A.L.C. : Cela arrive encore trop tar­di­ve­ment par rap­port à ce que nous dit la science, mais c’est tout de même une annonce forte pour un pays pro­duc­teur. C’est tout sim­ple­ment le pre­mier à prendre une telle mesure. Après, il peut se le per­mettre, contrai­re­ment à d’autres pays pro­duc­teurs, car c’est un pays riche qui a déjà eu tout le loi­sir de se déve­lop­per. Tout le monde va devoir arrê­ter l’extraction de pétrole et de gaz, mais c’est aux États riches de mon­trer l’exemple.

Joe Biden, élu pré­sident des États-​Unis, a annon­cé que l’une de ses pre­mières actions lorsqu’il accé­de­ra au pou­voir en jan­vier sera de réin­té­grer l’accord de Paris.
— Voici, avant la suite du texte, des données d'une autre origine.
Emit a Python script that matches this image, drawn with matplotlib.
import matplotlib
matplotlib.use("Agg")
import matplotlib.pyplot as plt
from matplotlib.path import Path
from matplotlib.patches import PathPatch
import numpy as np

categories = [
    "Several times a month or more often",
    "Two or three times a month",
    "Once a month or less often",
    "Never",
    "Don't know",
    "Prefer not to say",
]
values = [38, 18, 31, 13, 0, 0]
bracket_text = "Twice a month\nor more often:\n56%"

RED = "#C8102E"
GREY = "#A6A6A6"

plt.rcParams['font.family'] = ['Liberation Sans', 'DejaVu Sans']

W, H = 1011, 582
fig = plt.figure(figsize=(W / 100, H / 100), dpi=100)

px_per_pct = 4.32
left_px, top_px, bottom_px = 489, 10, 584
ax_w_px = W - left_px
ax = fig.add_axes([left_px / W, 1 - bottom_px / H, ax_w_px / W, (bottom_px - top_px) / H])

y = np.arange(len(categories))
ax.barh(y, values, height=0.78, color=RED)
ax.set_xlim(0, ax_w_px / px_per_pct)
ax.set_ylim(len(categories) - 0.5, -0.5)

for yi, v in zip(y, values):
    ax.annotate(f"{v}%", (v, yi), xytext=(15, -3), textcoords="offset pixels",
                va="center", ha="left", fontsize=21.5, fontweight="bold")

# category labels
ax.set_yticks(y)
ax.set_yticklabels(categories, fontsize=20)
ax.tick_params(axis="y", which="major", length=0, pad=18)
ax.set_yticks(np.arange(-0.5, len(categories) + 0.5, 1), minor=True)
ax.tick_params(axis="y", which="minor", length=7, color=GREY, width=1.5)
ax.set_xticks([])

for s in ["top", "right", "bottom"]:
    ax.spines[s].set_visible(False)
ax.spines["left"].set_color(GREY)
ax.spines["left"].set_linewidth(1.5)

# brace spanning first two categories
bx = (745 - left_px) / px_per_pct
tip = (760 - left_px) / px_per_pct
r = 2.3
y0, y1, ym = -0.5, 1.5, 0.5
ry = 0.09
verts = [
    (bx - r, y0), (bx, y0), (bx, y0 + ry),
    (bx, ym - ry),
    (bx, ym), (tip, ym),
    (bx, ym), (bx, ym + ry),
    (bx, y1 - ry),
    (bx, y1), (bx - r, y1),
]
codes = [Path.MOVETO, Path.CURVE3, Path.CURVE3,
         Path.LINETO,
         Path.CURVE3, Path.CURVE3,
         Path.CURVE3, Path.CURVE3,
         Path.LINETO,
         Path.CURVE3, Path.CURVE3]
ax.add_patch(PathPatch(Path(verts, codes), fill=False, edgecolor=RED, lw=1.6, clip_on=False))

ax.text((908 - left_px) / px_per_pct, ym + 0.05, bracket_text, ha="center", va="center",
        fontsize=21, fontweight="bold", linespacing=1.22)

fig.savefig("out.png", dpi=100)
Son élec­tion est-​elle une nou­velle source d’espoir sur le front du cli­mat ?
A.L.C. : Oui, cela fait souf­fler un vent d’optimisme pour les années qui viennent, car depuis quatre ans, les États-​Unis sont un pays blo­quant dans tous les pour­par­lers inter­na­tio­naux pour la pla­nète, du G7 à la COP, où Trump bala­dait son cli­ma­tos­cep­ti­cisme. Son bilan, interne comme externe, est catas­tro­phique, avec par exemple son choix de ne plus faire sa part pour abreu­ver le « fonds vert », par exemple, ce fameux fonds de finan­ce­ment pour les pays pauvres que nous évo­quions plus haut. Quant à Joe Biden, nous ver­rons si, au-​delà de réins­crire son pays dans la diplo­ma­tie inter­na­tio­nale du cli­mat, il aura les mains suf­fi­sam­ment libres pour agir au niveau natio­nal. Pour cela, il fau­drait que les démo­crates obtiennent la majo­ri­taire au Sénat en jan­vier… Fort heu­reu­se­ment, les États-​Unis res­tent une orga­ni­sa­tion fédé­rale et les États qui la com­posent, Californie et Texas en tête, font beau­coup pour se libé­rer du carbone.
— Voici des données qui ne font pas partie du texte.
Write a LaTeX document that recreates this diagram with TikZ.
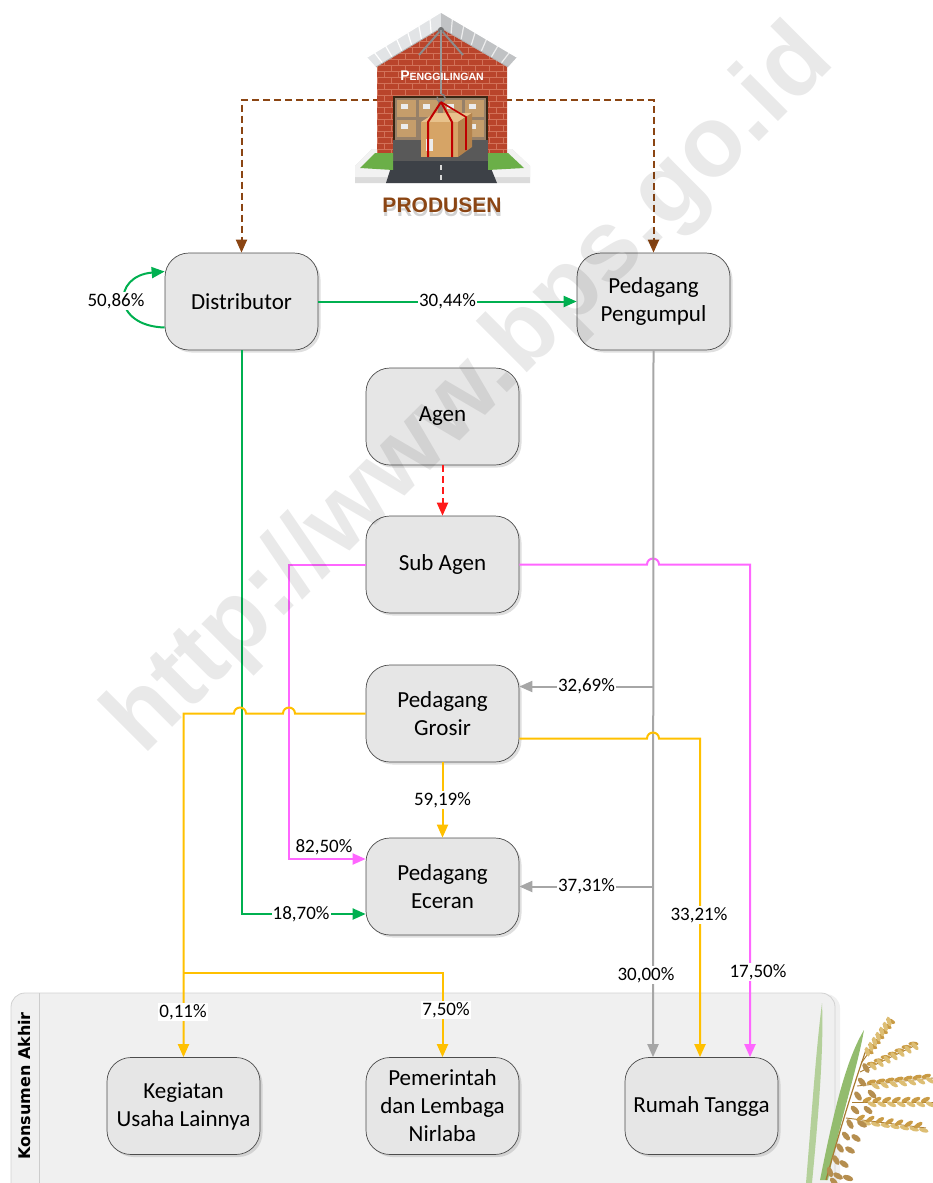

C’est désor­mais offi­ciel : le confi­ne­ment dû à la crise sani­taire a fait bais­ser de 7 % les émis­sions de gaz à effets de serre. L’occasion ou jamais de plai­der pour relan­cer la machine, mais en plus vert. Est-​ce pos­sible ?
A.L.C. :
Aujourd’hui, l’urgence cli­ma­tique nous montre bien qu’on ne peut pas conti­nuer avec le modèle éco­no­mique actuel, extrê­me­ment dépen­dant des éner­gies fos­siles, qui impacte les popu­la­tions les plus vul­né­rables. Il est par ailleurs pro­fon­dé­ment injuste, car les richesses sont concen­trées dans les mains d’une toute petite mino­ri­té.
Nous venons de publier un rap­port, chez Oxfam, qui montre que, ces der­nières années, à mesure que les inéga­li­tés éco­no­miques se sont creu­sées dans l’Union euro­péenne, les émis­sions des plus pauvres ont bais­sé tan­dis que celles des 10 % les plus riches ont, elles, aug­men­té. Si on conti­nue comme ça, on va dans le mur.
Ce qu’on attend de ces divers plans de relance, aux niveaux natio­naux comme inter­na­tio­naux, c’est qu’ils prennent en compte les deux dimen­sions, envi­ron­ne­men­tale et sociale. En France, si on a appris quelque chose du mou­ve­ment des Gilets jaunes, c’est qu’on ne peut pas faire l’impasse sur ces enjeux d’équité, sinon, les poli­tiques envi­ron­ne­men­tales se retournent contre les déci­deurs. Et ce, alors même qu’un son­dage que nous avons réa­li­sé avec l’institut Kantar et publié en début de semaine montre que 95 % des Français pensent qu’il est impor­tant de lut­ter contre le réchauf­fe­ment cli­ma­tique, 60 % d’entre eux estiment même que c’est une prio­ri­té. Et une majo­ri­té de Français pensent que ces plans de relance sont l’occasion de com­bi­ner envi­ron­ne­ment et social.